Grid securityNext-generation grid security tech

Published 21 February 2019

Researchers will demonstrate the effectiveness of metro-scale quantum key distribution (QKD) as a means of secure communication for the nation’s electricity suppliers. This initial milestone is part of the team’s three-year project focused on next-generation grid security.

A team of researchers from the Department of Energy’s Los Alamos and Oak Ridge national laboratories has partnered with EPB, a Chattanooga utility and telecommunications company, to demonstrate the effectiveness of metro-scale quantum key distribution (QKD) as a means of secure communication for the nation’s electricity suppliers. This initial milestone is part of the team’s three-year project focused on next-generation grid security.

“Recent demonstrations at Los Alamos have shown that QKD systems can operate on existing electric infrastructure in real-world settings, including during a historic snowfall,” said Ray Newell, Los Alamos research scientist and leader of the Lab’s quantum communications team. “Our partnership with Oak Ridge and EPB shows that utilities can realize the benefits of quantum security using a mix of distinct but interoperable communication systems.”

LANL says that QKD harnesses the inherent randomness of quantum mechanics to authenticate and encrypt data. The technology allows two parties to share a secret “key” and alerts both parties to any third-party intrusion, a critical security capability as more of the nation’s grid is modernized and data are moved online.

The goal of this initial demonstration, conducted by ORNL’s Nick Peters and Phil Evans, Los Alamos’s Ray Newell and Glen Peterson, and EPB’s Tyler Morgan, Ken Jones, and Steve Morrison, was to prove the interoperability of disparate QKD systems. ORNL senior scientist Peters said that because utilities are largely regional, providers use a mix of components and have fluctuating upgrade schedules. Ensuring that different utility providers can operate in sync across the nation’s electric grid is critical to realizing the potential of QKD on a national scale.

To prepare for the demonstration, the ORNL researchers modified a commercial QKD system while Los Alamos developed its own custom system in-house; both systems generated separate keys that, when interfaced at a “trusted node,” or secure information exchange, generated a third key, which was then distributed between the Los Alamos and ORNL systems.

“This demonstration accomplished two things: it showed that different systems can operate together and it established the functionality needed to relay keys over larger distances often encountered on the electric grid,” said Peters, leader of ORNL’s quantum communications team.
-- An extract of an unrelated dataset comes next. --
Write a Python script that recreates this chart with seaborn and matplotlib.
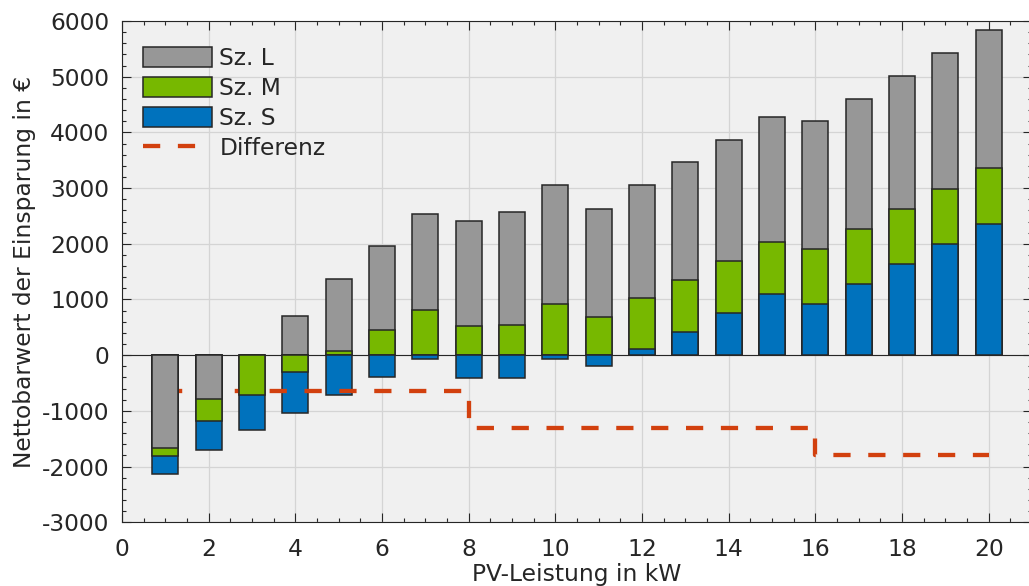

Both ORNL and Los Alamos have dedicated many years to developing quantum communications systems, and several technologies developed by the laboratories are currently licensed to industry.

The demonstration took place at EPB, which, according to ORNL’s Evans, is an ideal partner because the utility has deployed a fiber optic network in concert with its electrical distribution infrastructure. Besides that, ““they are engaged with us on multiple projects for facilitating next-generation technologies to secure our nation’s infrastructure,” he added.

EPB is excited about the results of our continuing research partnership with ORNL and Los Alamos, and the opportunities that we share to maintain the security and reliability of Chattanooga’s smart grid for our customers, as well as customers who are served by other utilities,” said EPB Director of Information Security Steve Morrison. “Our mutual goals align with EPB’s mission to improve quality of life and support the growth of the local economy.”

Despite the demo’s success, however, there is still work to do. Next, the researchers will work toward overcoming QKD’s notorious distance limitations.

Much like electrical resistance reduces the amount of electricity being transmitted as distance increases across traditional power lines, increasing the distance of fiber optic transmissions reduces the throughput of quantum communications. For the nation’s electric grid, increasing the distances over which these QKD systems can effectively be used is critical, and for that the researchers will once again rely on trusted nodes, in this case EPB’s electrical substations.

The eventual goal is to implement QKD systems in numerous substations, which are placed at intervals and are capable of relaying the quantum keys. ORNL’s Evans compared it to a relay race, in which one runner passes the baton to another, with each runner carrying the baton for a certain interval. By passing the baton at each substation before the signal is lost, the signal is refreshed for the next journey and so on, potentially expanding the range of QKD technology significantly.